I struck up a conversation and learned that folks were chatting on Facebook—part of the “aurora hunters” group for our area. You can join a group and receive a notification when someone posts “it’s go time!” It’s a 21st-century version of a flash mob, and might even be better than having an app alert you. Houses and apartments empty out as hunters run to their backyards and chasers jump in their cars to rendezvous at dark sky lookouts. Soon, updates and photos start pouring in. If you wait, you can let the more adventurous ones report back before you strike out on your own.

A quick search finds aurora hunters and chasers coming together from around the world, from Connecticut to Iceland and Wisconsin to Ireland.

The Naked Eye vs. The Camera

The first thing you learn when viewing an actual aurora event is that what you see with the naked eye isn’t what you see through the phone or camera lens. I was looking up at sheets of white light dancing against a black sky, but people’s phones were showing that same sky filled with magenta and neon green. I was perplexed.

It turns out your eyes don’t have the “exposure time” to see what’s really there, but a good camera doesn’t fake the colors—it reveals them. So it’s not a false interpretation of what you’re seeing; it’s a truer one.

And when you get above Earth’s atmosphere, it gets even better.

Astronauts on the International Space Station are able to see auroras above Earth’s atmosphere, so they see bright, steady lights in full color. NASA astronaut Don Pettit described it this way, “We were not flying above the aurora; we were flying in the aurora.”

“It looked like @Space_Station had been shrunk to some miniature dimension and inserted into a neon sign,” he posted on social media in October 2024. Pettit captured yet another rare blood-red aurora in a stunning YouTube video.

The Science Behind It

The next thing you might wonder is why you’re more likely to see colorful auroras in Fairbanks, Alaska, than, say, New York. Let’s just say it has everything to do with Earth’s magnetic geometry.

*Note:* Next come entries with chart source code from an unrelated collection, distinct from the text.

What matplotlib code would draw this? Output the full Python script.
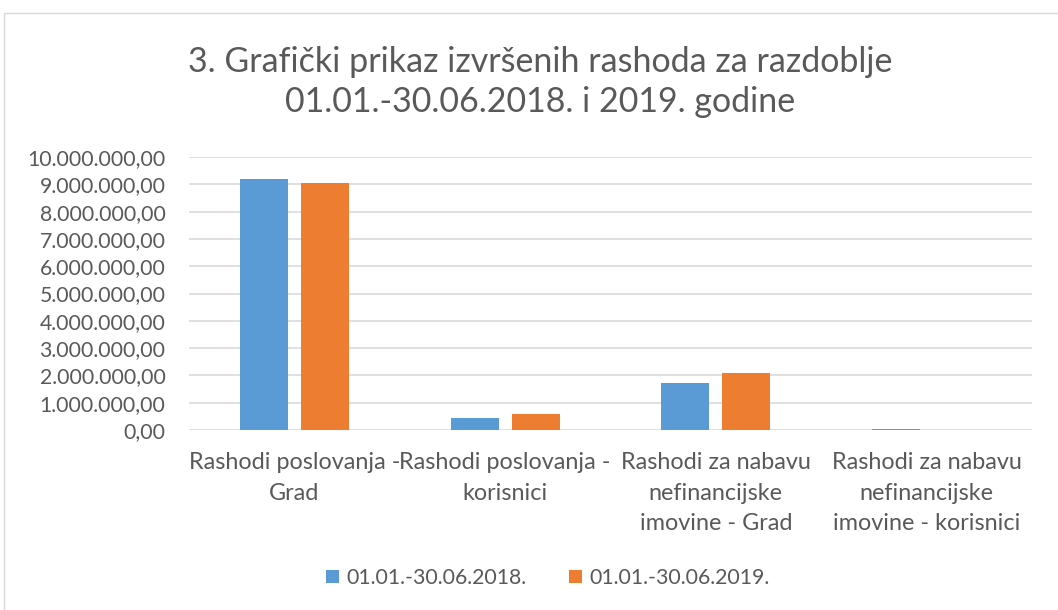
import numpy as np
import matplotlib.pyplot as plt
from matplotlib.patches import Rectangle
from matplotlib.ticker import FuncFormatter

categories = ["Rashodi poslovanja -\nGrad", "Rashodi poslovanja -\nkorisnici",
              "Rashodi za nabavu\nnefinancijske\nimovine - Grad",
              "Rashodi za nabavu\nnefinancijske\nimovine - korisnici"]
series_2018 = [9200000, 430000, 1720000, 50000]
series_2019 = [9030000, 570000, 2080000, 10000]
labels = ["01.01.-30.06.2018.", "01.01.-30.06.2019."]

plt.rcParams['font.family'] = ['Lato', 'DejaVu Sans']
txt = '#595959'

fig = plt.figure(figsize=(10.58, 6.10), dpi=100)
fig.patches.append(Rectangle((4 / 1058, -0.1), 1.2, 1 - 13 / 610 + 0.1, transform=fig.transFigure,
                             fill=False, edgecolor='#d9d9d9', linewidth=1))
ax = fig.add_axes([189 / 1058, 1 - 430 / 610, (1032 - 189) / 1058, (430 - 157) / 610])

x = np.arange(len(categories))
w = 0.228
off = 0.031 + w / 2
ax.bar(x - off, series_2018, w, color='#5b9bd5', label=labels[0], zorder=3)
ax.bar(x + off, series_2019, w, color='#ed7d31', label=labels[1], zorder=3)

ax.set_xlim(-0.5, 3.5)
ax.set_ylim(0, 10000000)
ax.set_yticks(np.arange(0, 10000001, 1000000))

def fmt(v, pos):
    s = f"{int(v):,}".replace(",", ".")
    return s + ",00"

ax.yaxis.set_major_formatter(FuncFormatter(fmt))
ax.grid(axis='y', color='#d9d9d9', linewidth=1.2, zorder=0)
for s in ax.spines.values():
    s.set_visible(False)
ax.tick_params(axis='y', length=0, labelsize=15.3, labelcolor=txt, pad=17)
ax.tick_params(axis='x', length=0, labelsize=16.8, labelcolor=txt, pad=16)
ax.set_xticks(x)
ax.set_xticklabels(categories, linespacing=1.55, va='top')

fig.text(540 / 1058, 1 - 82 / 610, "3. Grafički prikaz izvršenih rashoda za razdoblje\n01.01.-30.06.2018. i 2019. godine",
         ha='center', va='center', fontsize=24.5, color=txt, linespacing=1.3)

fig.legend(loc='center', bbox_to_anchor=(548 / 1058, 1 - 578 / 610), ncol=2, frameon=False,
           fontsize=15.3, labelcolor=txt, handlelength=0.6, handleheight=0.6,
           handletextpad=0.35, columnspacing=2.0)

fig.savefig('out.png', dpi=100)
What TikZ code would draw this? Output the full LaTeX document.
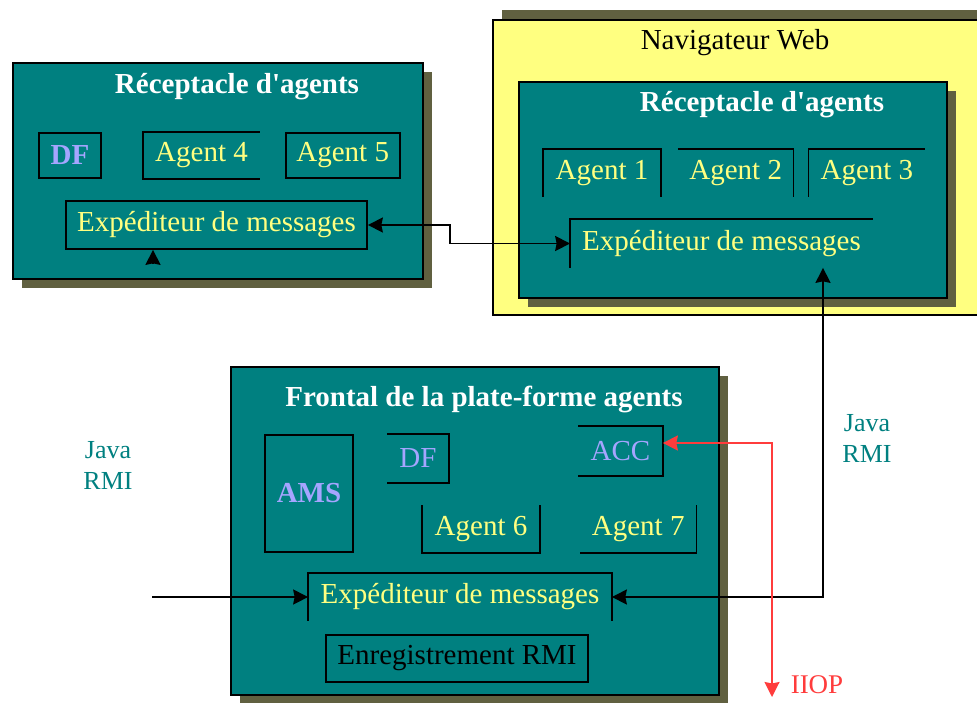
\documentclass[tikz,border=0pt]{standalone}
\usepackage{fontspec}
\setmainfont{Liberation Serif}[Ligatures=TeXOff]
\usetikzlibrary{arrows.meta,shadows,positioning}

\definecolor{tealbg}{RGB}{0,128,128}
\definecolor{navyel}{RGB}{255,255,128}
\definecolor{shadowol}{RGB}{96,96,64}
\definecolor{agtxt}{RGB}{255,255,128}
\definecolor{svctxt}{RGB}{165,165,255}
\definecolor{iiopred}{RGB}{255,60,60}
\definecolor{rmitxt}{RGB}{0,128,128}

\newcommand{\diagfont}{\fontsize{29}{33}\selectfont}

\tikzset{
  panel/.style={draw=black, line width=1.2pt, fill=tealbg, inner sep=0pt,
    drop shadow={shadow xshift=9pt, shadow yshift=-9pt, fill=shadowol, opacity=1}},
  slot/.style={inner sep=0pt, text=agtxt, font=\diagfont},
  svc/.style={inner sep=0pt, text=svctxt, font=\diagfont},
  title/.style={text=white, font=\diagfont\bfseries},
  proto/.style={text=rmitxt, align=center, font=\fontsize{26}{31}\selectfont},
}

\begin{document}
\begin{tikzpicture}[x=1pt,y=-1pt,line width=1.7pt,
        >={Stealth[length=15pt,width=15pt,inset=1.5pt]},font=\diagfont]
  \useasboundingbox (0,0) rectangle (977,702);

  % navigateur web
  \node[draw=black, line width=1.2pt, fill=navyel, inner sep=0pt,
        minimum width=492pt, minimum height=295pt,
        drop shadow={shadow xshift=9pt, shadow yshift=10pt, fill=shadowol, opacity=1}]
        (nav) at (739,167.5) {};
  \node (navtitle) at (735,43) {Navigateur Web};

  % receptacles
  \node[panel, minimum width=410pt, minimum height=216pt] (recepL) at (218,171) {};
  \node[title] (titleL) at (237,87) {Réceptacle d'agents};
  \node[panel, minimum width=428pt, minimum height=216pt] (recepR) at (733,190) {};
  \node[title] (titleR) at (762,105) {Réceptacle d'agents};

  % frontal
  \node[panel, minimum width=488pt, minimum height=328pt] (front) at (475,531) {};
  \node[title] (titleF) at (484,399) {Frontal de la plate-forme agents};

  % receptacle gauche
  \node[svc, draw, font=\diagfont\bfseries, minimum width=62pt, minimum height=45pt] (dfL) at (70,155.5) {DF};
  \node[slot, minimum width=115pt, minimum height=45pt] (ag4) at (201.5,155.5) {Agent 4};
  \node[slot, draw, minimum width=114pt, minimum height=45pt] (ag5) [right=25pt of ag4] {Agent 5};
  \node[slot, draw, minimum width=301pt, minimum height=48pt] (expL) at (216.5,225) {Expéditeur de messages};

  % receptacle droit
  \node[slot, minimum width=116pt, minimum height=46pt] (ag1) at (602,173) {Agent 1};
  \node[slot, minimum width=114pt, minimum height=46pt] (ag2) [right=17pt of ag1] {Agent 2};
  \node[slot, minimum width=115pt, minimum height=46pt] (ag3) [right=15pt of ag2] {Agent 3};
  \node[slot, minimum width=301pt, minimum height=47pt] (expR) at (721.5,243.5) {Expéditeur de messages};

  % frontal
  \node[svc, draw, font=\diagfont\bfseries, minimum width=88pt, minimum height=117pt] (ams) at (309,493.5) {AMS};
  \node[svc, minimum width=60pt, minimum height=47pt] (dfF) at (418,458.5) {DF};
  \node[svc, minimum width=83pt, minimum height=48pt] (acc) at (620.5,451) {ACC};
  \node[slot, minimum width=116pt, minimum height=46pt] (ag6) at (481,529) {Agent 6};
  \node[slot, minimum width=115pt, minimum height=46pt] (ag7) [right=40pt of ag6] {Agent 7};
  \node[slot, minimum width=302pt, minimum height=46pt] (expF) at (460,597) {Expéditeur de messages};
  \node[draw, inner sep=0pt, minimum width=262pt, minimum height=47pt] (rmi) at (457,658.5) {Enregistrement RMI};

  % open sides
  \draw (ag4.north east) -- (ag4.north west) -- (ag4.south west) -- (ag4.south east);
  \draw (ag1.south west) -- (ag1.north west) -- (ag1.north east) -- (ag1.south east);
  \draw (ag2.north west) -- (ag2.north east) -- (ag2.south east);
  \draw (ag3.south west) -- (ag3.north west) -- (ag3.north east);
  \draw (expR.south west) -- (expR.north west) -- (expR.north east);
  \draw (dfF.north west) -- (dfF.north east) -- (dfF.south east) -- (dfF.south west);
  \draw (acc.north west) -- (acc.north east) -- (acc.south east) -- (acc.south west);
  \draw (ag6.north west) -- (ag6.south west) -- (ag6.south east) -- (ag6.north east);
  \draw (ag7.north east) -- (ag7.south east) -- (ag7.south west);
  \draw (expF.south west) -- (expF.north west) -- (expF.north east) -- (expF.south east);

  % labels
  \node[proto] (javaL) at (108,465) {Java\\RMI};
  \node[proto] (javaR) at (867,438) {Java\\RMI};
  \node[text=iiopred, font=\fontsize{27}{31}\selectfont] (iiop) at (817,685) {IIOP};

  \coordinate (stub) at (153,264);
  \coordinate (rmiIn) at (152,597);
  \coordinate (iiopEnd) at (772,697);

  % connectors
  \draw[<->] (expL.east) -- ++(82,0) |- (expR.west);
  \draw[<->] (expF.east) -| ([xshift=101.5pt]expR.south);
  \draw[->] (rmiIn) -- (expF.west);
  \draw[->] (stub) -- (stub |- expL.south);
  \draw[<->, iiopred, line width=2pt] ([yshift=8pt]acc.east) -| (iiopEnd);

\end{tikzpicture}
\end{document}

Fairbanks sits close to the auroral oval—a shifting ring that encircles the geomagnetic North Pole where auroras occur regularly and intensely. A matching oval exists around the South Pole for the Aurora Australis (yep, they are super active right now too; ask the hunters and chasers in Australia and New Zealand.) These are the two regions where charged particles from the sun are funneled by Earth’s magnetic field into the atmosphere, creating spectacular displays of light.

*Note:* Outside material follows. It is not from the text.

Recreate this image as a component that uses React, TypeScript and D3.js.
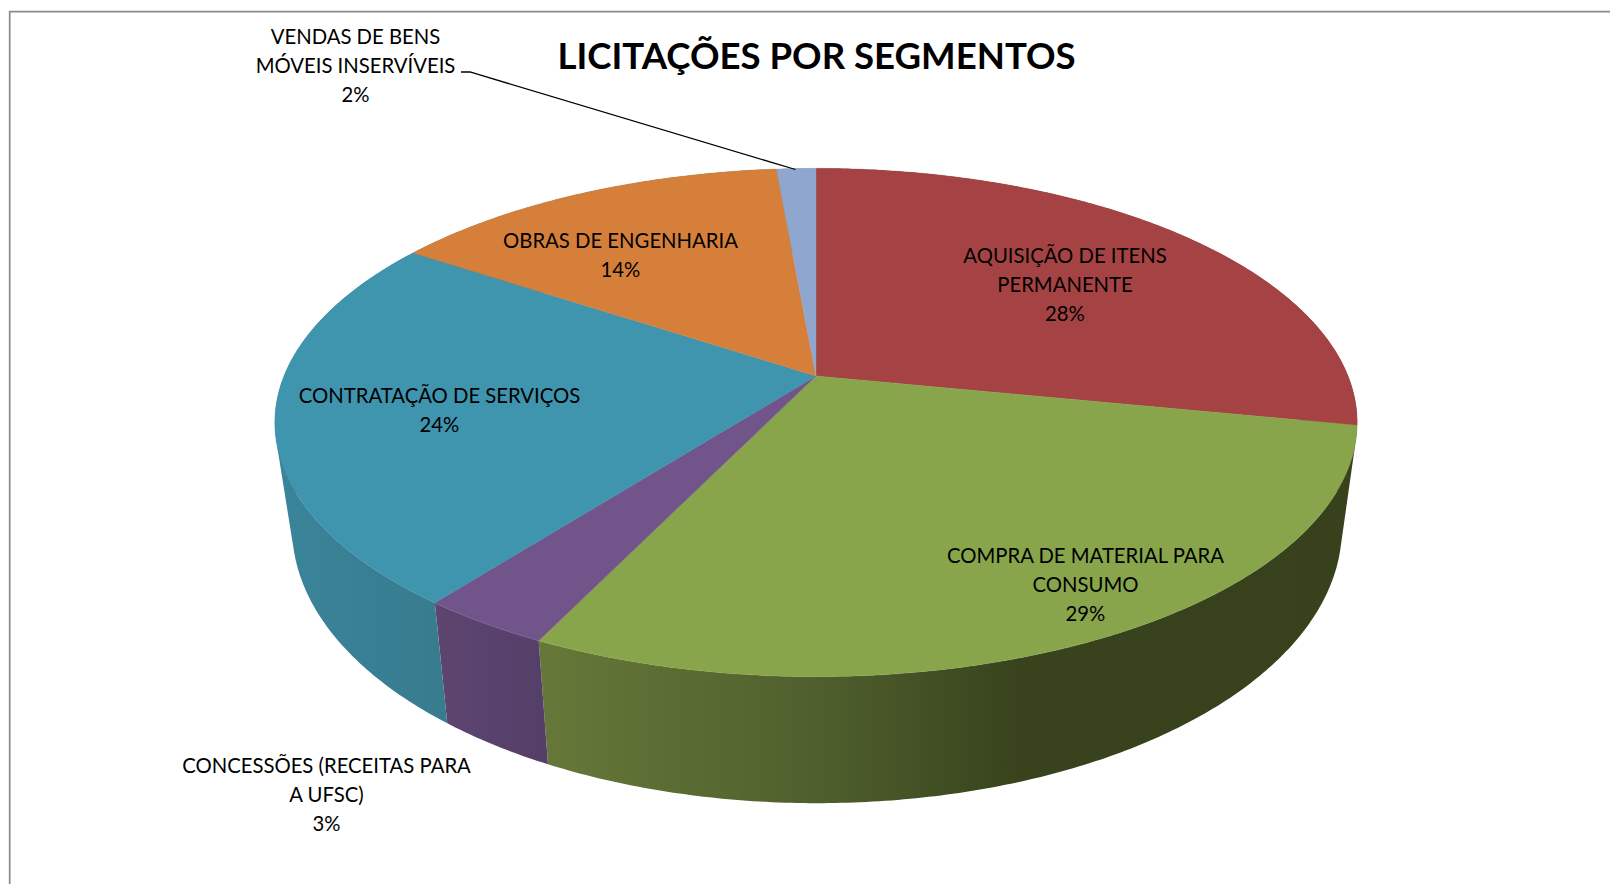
import React from "react";
import * as d3 from "d3";

const categories = [
  "AQUISIÇÃO DE ITENS PERMANENTE",
  "COMPRA DE MATERIAL PARA CONSUMO",
  "CONCESSÕES (RECEITAS PARA A UFSC)",
  "CONTRATAÇÃO DE SERVIÇOS",
  "OBRAS DE ENGENHARIA",
  "VENDAS DE BENS MÓVEIS INSERVÍVEIS",
];
const shares = [28.1, 29.07, 3.33, 23.8, 14.3, 1.4];
const percentLabels = ["28%", "29%", "3%", "24%", "14%", "2%"];
const topColors = ["#a54344", "#88a54c", "#71548a", "#3f94ae", "#d67f3b", "#8fa6cf"];
const labelLines = [
  ["AQUISIÇÃO DE ITENS", "PERMANENTE"],
  ["COMPRA DE MATERIAL PARA", "CONSUMO"],
  ["CONCESSÕES (RECEITAS PARA", "A UFSC)"],
  ["CONTRATAÇÃO DE SERVIÇOS"],
  ["OBRAS DE ENGENHARIA"],
  ["VENDAS DE BENS", "MÓVEIS INSERVÍVEIS"],
];
const labelX = [1065, 1085.5, 326.5, 439.5, 620.5, 355.5];
const labelY = [263, 562.5, 772.5, 402.5, 248, 43.5];

// side wall shading: [x, colour] stops per slice
const wallStops: [number, string][][] = [
  [[1340, "#7a3031"], [1360, "#7a3031"]],
  [[540, "#667839"], [810, "#50602d"], [1020, "#38431d"], [1360, "#37421c"]],
  [[435, "#5d4570"], [550, "#543f69"]],
  [[275, "#3b8499"], [450, "#377b8e"]],
  [[275, "#3b8499"], [450, "#377b8e"]],
  [[275, "#3b8499"], [450, "#377b8e"]],
];

const W = 1610, H = 884;
const cx = 816, apexY = 376, persp = 0.183, kx = 532, ky = 245.6;
const wallXScale = 0.97, wallYScale = 1.083, wallCx = 817, wallApexY = 477.6;

function project(angle: number, wall: boolean): [number, number] {
  const u = Math.sin(angle), v = Math.cos(angle);
  const w = 1 + persp * v;
  return wall
    ? [wallCx + (wallXScale * kx * u) / w, wallApexY - (wallYScale * ky * v) / w]
    : [cx + (kx * u) / w, apexY - (ky * v) / w];
}

const arcsData = d3.pie<number>().sort(null)(shares);
const path = d3.line();

function arcAngles(a0: number, a1: number): number[] {
  const n = Math.max(2, Math.ceil((a1 - a0) / 0.01));
  return d3.range(n + 1).map((i) => a0 + ((a1 - a0) * i) / n);
}

// every strip wound the same way, so that the strips of one slice merge into a single seamless fill
function wallPath(a0: number, a1: number): string {
  const angles = arcAngles(a0, a1);
  return angles
    .slice(1)
    .map((a, k) => {
      const quad = [project(angles[k], false), project(a, false), project(a, true), project(angles[k], true)];
      return path(d3.polygonArea(quad) < 0 ? quad.reverse() : quad) + "Z";
    })
    .join("");
}

export default function App() {
  const font = "Lato, Carlito, sans-serif";
  const lineStep = 29;
  return (
    <svg width={W} height={H} style={{ position: "absolute", left: 0, top: 0, background: "#fff" }}>
      <defs>
        {arcsData.map((d, i) => {
          const x0 = wallStops[i][0][0];
          const x1 = wallStops[i][wallStops[i].length - 1][0];
          return (
            <linearGradient key={i} id={`wall${i}`} gradientUnits="userSpaceOnUse" x1={x0} x2={x1} y1={0} y2={0}>
              {wallStops[i].map(([x, c], j) => (
                <stop key={j} offset={(x - x0) / (x1 - x0)} stopColor={c} />
              ))}
            </linearGradient>
          );
        })}
      </defs>
      <path d="M1610,11.7H9.7V884" fill="none" stroke="#8a8a8a" strokeWidth={1.7} />
      {arcsData.map((d, i) => (
        <path key={i} d={wallPath(d.startAngle, d.endAngle)} fill={`url(#wall${i})`} fillRule="nonzero" />
      ))}
      {arcsData.map((d, i) => {
        const top = arcAngles(d.startAngle, d.endAngle).map((a) => project(a, false));
        return (
          <path key={i} d={path([[cx, apexY], ...top])! + "Z"} fill={topColors[i]} stroke={topColors[i]} strokeWidth={0.4}>
            <title>{categories[i]}</title>
          </path>
        );
      })}
      <path d="M461,72H470L795.5,169.5" fill="none" stroke="#000" strokeWidth={1.3} />
      <text x={816.5} y={69} textAnchor="middle" fontFamily={font} fontWeight={700} fontSize={36.6} fill="#000">
        LICITAÇÕES POR SEGMENTOS
      </text>
      {arcsData.map((d, i) => (
        <text key={i} textAnchor="middle" fontFamily={font} fontSize={20.3} fill="#000">
          {[...labelLines[i], percentLabels[i]].map((t, j) => (
            <tspan key={j} x={labelX[i]} y={labelY[i] + j * lineStep}>
              {t}
            </tspan>
          ))}
        </text>
      ))}
    </svg>
  );
}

The farther you are from the auroral ovals, the less frequently and less vividly you’ll see them. But during a particularly strong solar storm, nearly everyone gets a chance to see a splash of color across the sky.

The Experience of a Lifetime

At the aurora event in 2024, I initially saw sheets of white lights waving across the sky. Eventually, however, I saw neon green, magenta, and other colors with the naked eye. Though the colors seemed a bit muted, they were still dazzling.

I also saw pillars—vertical columns of light that seemed to shoot straight up from the horizon. But the most amazing thing was the flashes overhead. “Look up!” I said to my fellow hunters. They seemed reluctant to tear themselves away from their equipment, but soon they were all looking toward the zenith.


The only way to describe the flashes is to say it looked like God was turning a flashlight on and off behind a frosted glass door. It wasn’t a phenomenon to be photographed; it was an experience to be felt. No one was trying to get pictures anymore; they were staring at the sky in stunned silence. Whispers of “wow” and “What is that?” floated along the shore, barely audible above the crashing waves. For me, it was a once-in-a-lifetime experience. So why do we seem to be having so many of them lately?

Why Now?

It appears that we are in a period of increased solar activity, meaning the sun keeps shooting out coronal mass ejections (CMEs). Space.com tells us “Solar cycles follow a numbering system that began with Solar Cycle 1 in 1755. We are currently in Solar Cycle 25, which started at solar minimum in December 2019.”

And so far, Cycle 25 has proven to be a whopper. Just days ago, a new solar flare caused “radio blackouts across Africa and Europe, disrupting high-frequency radio communications on the sunlit side of Earth,” Space.com wrote.

Simultaneously, auroras were seen across the United States and as far south as Florida. Experts say it’s not going to be slowing down any time soon.

Historic Happenings

Before last year, I had only seen the northern lights once—many years ago. My parents witnessed them too, and it was the only time in their long lives that they remembered seeing them.

Comments online suggest we’re seeing them more because we have phones, internet, and more people communicating. But as someone who regularly dives into newspaper archives, I can assure you that Americans were documenting every little bit of their lives well before the dawn of the digital age.

Aurora events of historic record include a brilliant red sky after the Battle of Fredericksburg in 1862 and the 1941 Aurora Blitz.

In 1862, soldiers and civilians in Virginia documented: “An Aurora Borealis, marvelous in beauty. Fiery lances of gold—all pointing and beckoning upward.” Some saw it as a glorious sign, some as a bad omen. Writer Elizabeth Lyle Saxon records how an elderly woman told her, “Oh, child, it is a terrible omen. Such lights never burn, save for kings’ and heroes’ deaths.”

In 1941, one of the “most powerful geomagnetic storms of the early 20th century” struck. First Coast News tells us it wasn’t limited to the United States: “Across the Atlantic, the same solar disturbance disrupted radio and telegraph communications in parts of Europe — even as battles raged across the continent.” Within two months, the United States would join those battles. Photographs still exist showing those historic lights from Iowa to New Jersey.

The question we have to ask ourselves is this: Are the painted night skies we see today merely cyclic natural phenomena, or are they celestial omens in a grand epic whose ending has yet to be written?